> [What the exercise asks] Omit every picture and output the rest of the records exactly as they are.

[Plotting code records]
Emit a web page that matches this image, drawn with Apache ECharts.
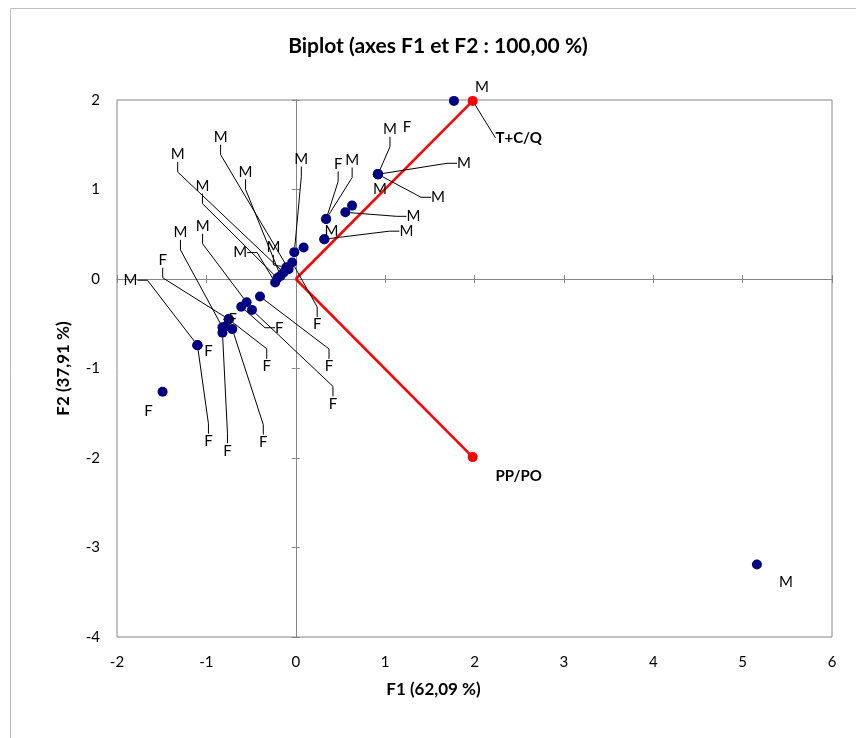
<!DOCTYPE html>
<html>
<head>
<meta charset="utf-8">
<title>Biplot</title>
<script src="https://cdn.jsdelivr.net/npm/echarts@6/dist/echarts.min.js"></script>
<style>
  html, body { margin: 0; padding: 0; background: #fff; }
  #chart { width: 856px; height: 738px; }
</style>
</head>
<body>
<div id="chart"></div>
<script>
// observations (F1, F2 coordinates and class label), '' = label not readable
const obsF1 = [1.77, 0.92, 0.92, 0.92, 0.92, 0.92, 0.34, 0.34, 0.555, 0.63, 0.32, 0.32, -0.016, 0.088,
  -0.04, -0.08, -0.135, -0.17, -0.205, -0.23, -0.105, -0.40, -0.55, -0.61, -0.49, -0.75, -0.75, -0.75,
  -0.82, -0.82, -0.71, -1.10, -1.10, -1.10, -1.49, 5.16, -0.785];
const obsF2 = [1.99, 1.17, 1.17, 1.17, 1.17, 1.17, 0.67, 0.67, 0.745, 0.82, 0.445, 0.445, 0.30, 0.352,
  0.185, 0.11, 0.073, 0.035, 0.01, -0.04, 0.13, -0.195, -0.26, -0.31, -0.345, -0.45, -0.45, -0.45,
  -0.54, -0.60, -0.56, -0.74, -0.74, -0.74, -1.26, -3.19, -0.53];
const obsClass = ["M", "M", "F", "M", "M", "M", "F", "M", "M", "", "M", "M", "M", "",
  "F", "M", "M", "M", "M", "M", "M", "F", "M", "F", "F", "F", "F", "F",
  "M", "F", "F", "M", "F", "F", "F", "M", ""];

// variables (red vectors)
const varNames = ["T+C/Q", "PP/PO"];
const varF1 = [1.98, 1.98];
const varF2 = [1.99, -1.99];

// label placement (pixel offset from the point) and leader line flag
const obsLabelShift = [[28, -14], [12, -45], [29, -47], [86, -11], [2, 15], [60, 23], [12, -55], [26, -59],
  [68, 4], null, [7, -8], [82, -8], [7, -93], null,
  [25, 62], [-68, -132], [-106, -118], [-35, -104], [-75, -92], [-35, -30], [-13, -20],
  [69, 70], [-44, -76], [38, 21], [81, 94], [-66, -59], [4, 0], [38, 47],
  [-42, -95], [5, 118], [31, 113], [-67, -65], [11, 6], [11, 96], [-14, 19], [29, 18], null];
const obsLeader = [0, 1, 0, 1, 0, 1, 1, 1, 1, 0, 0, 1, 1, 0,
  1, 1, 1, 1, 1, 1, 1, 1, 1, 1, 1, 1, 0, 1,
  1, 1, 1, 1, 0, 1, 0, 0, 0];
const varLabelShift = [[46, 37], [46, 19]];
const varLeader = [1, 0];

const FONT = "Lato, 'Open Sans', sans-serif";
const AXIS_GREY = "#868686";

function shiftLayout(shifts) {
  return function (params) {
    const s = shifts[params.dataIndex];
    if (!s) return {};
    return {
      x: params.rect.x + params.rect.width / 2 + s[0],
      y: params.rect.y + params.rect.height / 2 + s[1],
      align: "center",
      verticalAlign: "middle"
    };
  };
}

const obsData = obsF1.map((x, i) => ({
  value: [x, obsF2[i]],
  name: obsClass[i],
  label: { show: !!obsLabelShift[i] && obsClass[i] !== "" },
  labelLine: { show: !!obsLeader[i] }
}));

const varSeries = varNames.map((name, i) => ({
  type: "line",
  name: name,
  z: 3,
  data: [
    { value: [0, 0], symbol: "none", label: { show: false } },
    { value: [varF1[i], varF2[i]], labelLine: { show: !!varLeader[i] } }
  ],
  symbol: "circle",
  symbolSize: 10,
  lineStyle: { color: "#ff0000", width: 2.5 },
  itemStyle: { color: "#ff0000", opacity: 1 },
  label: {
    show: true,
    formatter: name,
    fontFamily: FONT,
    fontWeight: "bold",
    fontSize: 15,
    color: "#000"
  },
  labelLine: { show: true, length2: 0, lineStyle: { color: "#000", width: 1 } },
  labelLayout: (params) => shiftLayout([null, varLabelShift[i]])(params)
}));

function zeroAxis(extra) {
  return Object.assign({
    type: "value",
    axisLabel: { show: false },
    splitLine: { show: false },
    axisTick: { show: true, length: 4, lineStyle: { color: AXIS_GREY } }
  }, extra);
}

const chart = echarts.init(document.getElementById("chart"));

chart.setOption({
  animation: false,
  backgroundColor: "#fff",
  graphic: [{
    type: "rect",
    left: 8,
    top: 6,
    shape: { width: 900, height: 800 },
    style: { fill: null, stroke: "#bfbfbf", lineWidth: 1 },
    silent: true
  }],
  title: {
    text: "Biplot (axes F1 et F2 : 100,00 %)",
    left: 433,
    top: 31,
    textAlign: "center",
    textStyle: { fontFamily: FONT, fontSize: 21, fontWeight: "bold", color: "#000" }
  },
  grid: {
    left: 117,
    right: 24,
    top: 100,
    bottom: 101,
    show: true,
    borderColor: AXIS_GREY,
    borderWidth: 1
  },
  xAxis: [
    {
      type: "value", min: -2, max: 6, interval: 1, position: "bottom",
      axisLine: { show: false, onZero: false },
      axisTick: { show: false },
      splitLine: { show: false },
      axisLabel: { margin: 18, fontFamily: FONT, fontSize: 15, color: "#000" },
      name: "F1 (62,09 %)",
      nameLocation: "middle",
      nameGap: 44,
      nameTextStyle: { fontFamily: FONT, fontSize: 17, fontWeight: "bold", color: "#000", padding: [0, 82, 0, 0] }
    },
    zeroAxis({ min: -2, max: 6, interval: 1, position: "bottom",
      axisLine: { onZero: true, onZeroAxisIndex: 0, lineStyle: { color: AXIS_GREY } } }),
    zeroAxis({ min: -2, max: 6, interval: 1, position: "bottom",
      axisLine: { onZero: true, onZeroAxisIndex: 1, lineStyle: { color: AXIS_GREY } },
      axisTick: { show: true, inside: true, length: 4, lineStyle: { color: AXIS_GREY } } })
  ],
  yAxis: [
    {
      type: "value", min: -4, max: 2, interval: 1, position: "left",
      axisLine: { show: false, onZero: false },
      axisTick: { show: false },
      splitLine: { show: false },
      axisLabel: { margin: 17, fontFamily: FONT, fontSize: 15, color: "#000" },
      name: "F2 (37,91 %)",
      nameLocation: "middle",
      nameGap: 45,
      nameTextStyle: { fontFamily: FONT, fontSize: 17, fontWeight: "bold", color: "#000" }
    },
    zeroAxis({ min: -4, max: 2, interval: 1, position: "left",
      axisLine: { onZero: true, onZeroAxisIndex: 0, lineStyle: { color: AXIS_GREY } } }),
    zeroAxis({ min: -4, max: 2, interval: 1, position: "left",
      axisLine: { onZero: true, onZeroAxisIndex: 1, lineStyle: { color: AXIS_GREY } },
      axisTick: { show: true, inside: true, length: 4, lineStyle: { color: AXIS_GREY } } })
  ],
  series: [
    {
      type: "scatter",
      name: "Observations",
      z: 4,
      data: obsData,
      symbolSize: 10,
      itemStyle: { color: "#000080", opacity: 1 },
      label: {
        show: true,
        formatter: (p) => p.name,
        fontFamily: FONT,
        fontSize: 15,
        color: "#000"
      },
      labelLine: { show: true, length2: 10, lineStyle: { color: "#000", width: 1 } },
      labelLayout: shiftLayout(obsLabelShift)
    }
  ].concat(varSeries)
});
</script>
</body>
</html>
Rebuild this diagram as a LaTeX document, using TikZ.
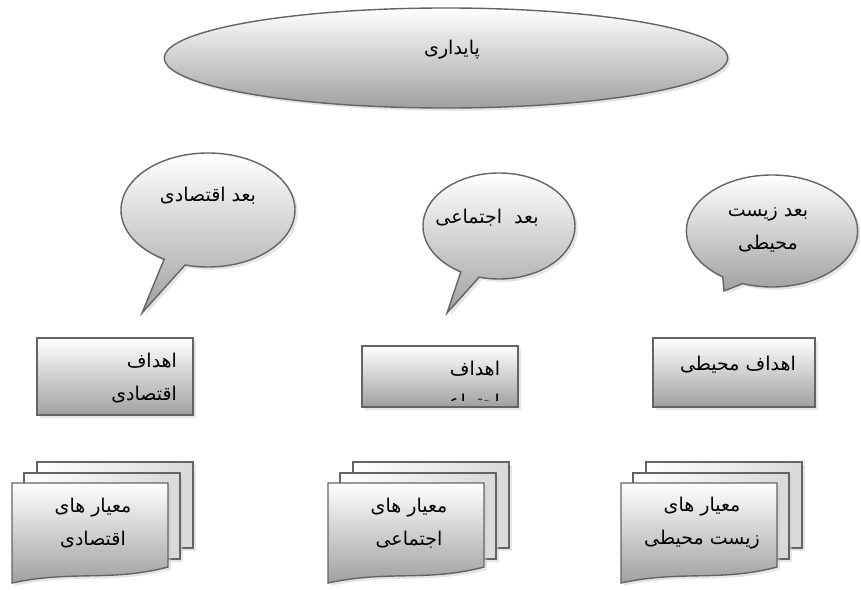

> [Answer to the exercise]
Emit a web page that matches this image, drawn with Apache ECharts.
<!DOCTYPE html>
<html>
<head>
<meta charset="utf-8">
<title>Biplot</title>
<script src="https://cdn.jsdelivr.net/npm/echarts@6/dist/echarts.min.js"></script>
<style>
  html, body { margin: 0; padding: 0; background: #fff; }
  #chart { width: 856px; height: 738px; }
</style>
</head>
<body>
<div id="chart"></div>
<script>
// observations (F1, F2 coordinates and class label), '' = label not readable
const obsF1 = [1.77, 0.92, 0.92, 0.92, 0.92, 0.92, 0.34, 0.34, 0.555, 0.63, 0.32, 0.32, -0.016, 0.088,
  -0.04, -0.08, -0.135, -0.17, -0.205, -0.23, -0.105, -0.40, -0.55, -0.61, -0.49, -0.75, -0.75, -0.75,
  -0.82, -0.82, -0.71, -1.10, -1.10, -1.10, -1.49, 5.16, -0.785];
const obsF2 = [1.99, 1.17, 1.17, 1.17, 1.17, 1.17, 0.67, 0.67, 0.745, 0.82, 0.445, 0.445, 0.30, 0.352,
  0.185, 0.11, 0.073, 0.035, 0.01, -0.04, 0.13, -0.195, -0.26, -0.31, -0.345, -0.45, -0.45, -0.45,
  -0.54, -0.60, -0.56, -0.74, -0.74, -0.74, -1.26, -3.19, -0.53];
const obsClass = ["M", "M", "F", "M", "M", "M", "F", "M", "M", "", "M", "M", "M", "",
  "F", "M", "M", "M", "M", "M", "M", "F", "M", "F", "F", "F", "F", "F",
  "M", "F", "F", "M", "F", "F", "F", "M", ""];

// variables (red vectors)
const varNames = ["T+C/Q", "PP/PO"];
const varF1 = [1.98, 1.98];
const varF2 = [1.99, -1.99];

// label placement (pixel offset from the point) and leader line flag
const obsLabelShift = [[28, -14], [12, -45], [29, -47], [86, -11], [2, 15], [60, 23], [12, -55], [26, -59],
  [68, 4], null, [7, -8], [82, -8], [7, -93], null,
  [25, 62], [-68, -132], [-106, -118], [-35, -104], [-75, -92], [-35, -30], [-13, -20],
  [69, 70], [-44, -76], [38, 21], [81, 94], [-66, -59], [4, 0], [38, 47],
  [-42, -95], [5, 118], [31, 113], [-67, -65], [11, 6], [11, 96], [-14, 19], [29, 18], null];
const obsLeader = [0, 1, 0, 1, 0, 1, 1, 1, 1, 0, 0, 1, 1, 0,
  1, 1, 1, 1, 1, 1, 1, 1, 1, 1, 1, 1, 0, 1,
  1, 1, 1, 1, 0, 1, 0, 0, 0];
const varLabelShift = [[46, 37], [46, 19]];
const varLeader = [1, 0];

const FONT = "Lato, 'Open Sans', sans-serif";
const AXIS_GREY = "#868686";

function shiftLayout(shifts) {
  return function (params) {
    const s = shifts[params.dataIndex];
    if (!s) return {};
    return {
      x: params.rect.x + params.rect.width / 2 + s[0],
      y: params.rect.y + params.rect.height / 2 + s[1],
      align: "center",
      verticalAlign: "middle"
    };
  };
}

const obsData = obsF1.map((x, i) => ({
  value: [x, obsF2[i]],
  name: obsClass[i],
  label: { show: !!obsLabelShift[i] && obsClass[i] !== "" },
  labelLine: { show: !!obsLeader[i] }
}));

const varSeries = varNames.map((name, i) => ({
  type: "line",
  name: name,
  z: 3,
  data: [
    { value: [0, 0], symbol: "none", label: { show: false } },
    { value: [varF1[i], varF2[i]], labelLine: { show: !!varLeader[i] } }
  ],
  symbol: "circle",
  symbolSize: 10,
  lineStyle: { color: "#ff0000", width: 2.5 },
  itemStyle: { color: "#ff0000", opacity: 1 },
  label: {
    show: true,
    formatter: name,
    fontFamily: FONT,
    fontWeight: "bold",
    fontSize: 15,
    color: "#000"
  },
  labelLine: { show: true, length2: 0, lineStyle: { color: "#000", width: 1 } },
  labelLayout: (params) => shiftLayout([null, varLabelShift[i]])(params)
}));

function zeroAxis(extra) {
  return Object.assign({
    type: "value",
    axisLabel: { show: false },
    splitLine: { show: false },
    axisTick: { show: true, length: 4, lineStyle: { color: AXIS_GREY } }
  }, extra);
}

const chart = echarts.init(document.getElementById("chart"));

chart.setOption({
  animation: false,
  backgroundColor: "#fff",
  graphic: [{
    type: "rect",
    left: 8,
    top: 6,
    shape: { width: 900, height: 800 },
    style: { fill: null, stroke: "#bfbfbf", lineWidth: 1 },
    silent: true
  }],
  title: {
    text: "Biplot (axes F1 et F2 : 100,00 %)",
    left: 433,
    top: 31,
    textAlign: "center",
    textStyle: { fontFamily: FONT, fontSize: 21, fontWeight: "bold", color: "#000" }
  },
  grid: {
    left: 117,
    right: 24,
    top: 100,
    bottom: 101,
    show: true,
    borderColor: AXIS_GREY,
    borderWidth: 1
  },
  xAxis: [
    {
      type: "value", min: -2, max: 6, interval: 1, position: "bottom",
      axisLine: { show: false, onZero: false },
      axisTick: { show: false },
      splitLine: { show: false },
      axisLabel: { margin: 18, fontFamily: FONT, fontSize: 15, color: "#000" },
      name: "F1 (62,09 %)",
      nameLocation: "middle",
      nameGap: 44,
      nameTextStyle: { fontFamily: FONT, fontSize: 17, fontWeight: "bold", color: "#000", padding: [0, 82, 0, 0] }
    },
    zeroAxis({ min: -2, max: 6, interval: 1, position: "bottom",
      axisLine: { onZero: true, onZeroAxisIndex: 0, lineStyle: { color: AXIS_GREY } } }),
    zeroAxis({ min: -2, max: 6, interval: 1, position: "bottom",
      axisLine: { onZero: true, onZeroAxisIndex: 1, lineStyle: { color: AXIS_GREY } },
      axisTick: { show: true, inside: true, length: 4, lineStyle: { color: AXIS_GREY } } })
  ],
  yAxis: [
    {
      type: "value", min: -4, max: 2, interval: 1, position: "left",
      axisLine: { show: false, onZero: false },
      axisTick: { show: false },
      splitLine: { show: false },
      axisLabel: { margin: 17, fontFamily: FONT, fontSize: 15, color: "#000" },
      name: "F2 (37,91 %)",
      nameLocation: "middle",
      nameGap: 45,
      nameTextStyle: { fontFamily: FONT, fontSize: 17, fontWeight: "bold", color: "#000" }
    },
    zeroAxis({ min: -4, max: 2, interval: 1, position: "left",
      axisLine: { onZero: true, onZeroAxisIndex: 0, lineStyle: { color: AXIS_GREY } } }),
    zeroAxis({ min: -4, max: 2, interval: 1, position: "left",
      axisLine: { onZero: true, onZeroAxisIndex: 1, lineStyle: { color: AXIS_GREY } },
      axisTick: { show: true, inside: true, length: 4, lineStyle: { color: AXIS_GREY } } })
  ],
  series: [
    {
      type: "scatter",
      name: "Observations",
      z: 4,
      data: obsData,
      symbolSize: 10,
      itemStyle: { color: "#000080", opacity: 1 },
      label: {
        show: true,
        formatter: (p) => p.name,
        fontFamily: FONT,
        fontSize: 15,
        color: "#000"
      },
      labelLine: { show: true, length2: 10, lineStyle: { color: "#000", width: 1 } },
      labelLayout: shiftLayout(obsLabelShift)
    }
  ].concat(varSeries)
});
</script>
</body>
</html>
Rebuild this diagram as a LaTeX document, using TikZ.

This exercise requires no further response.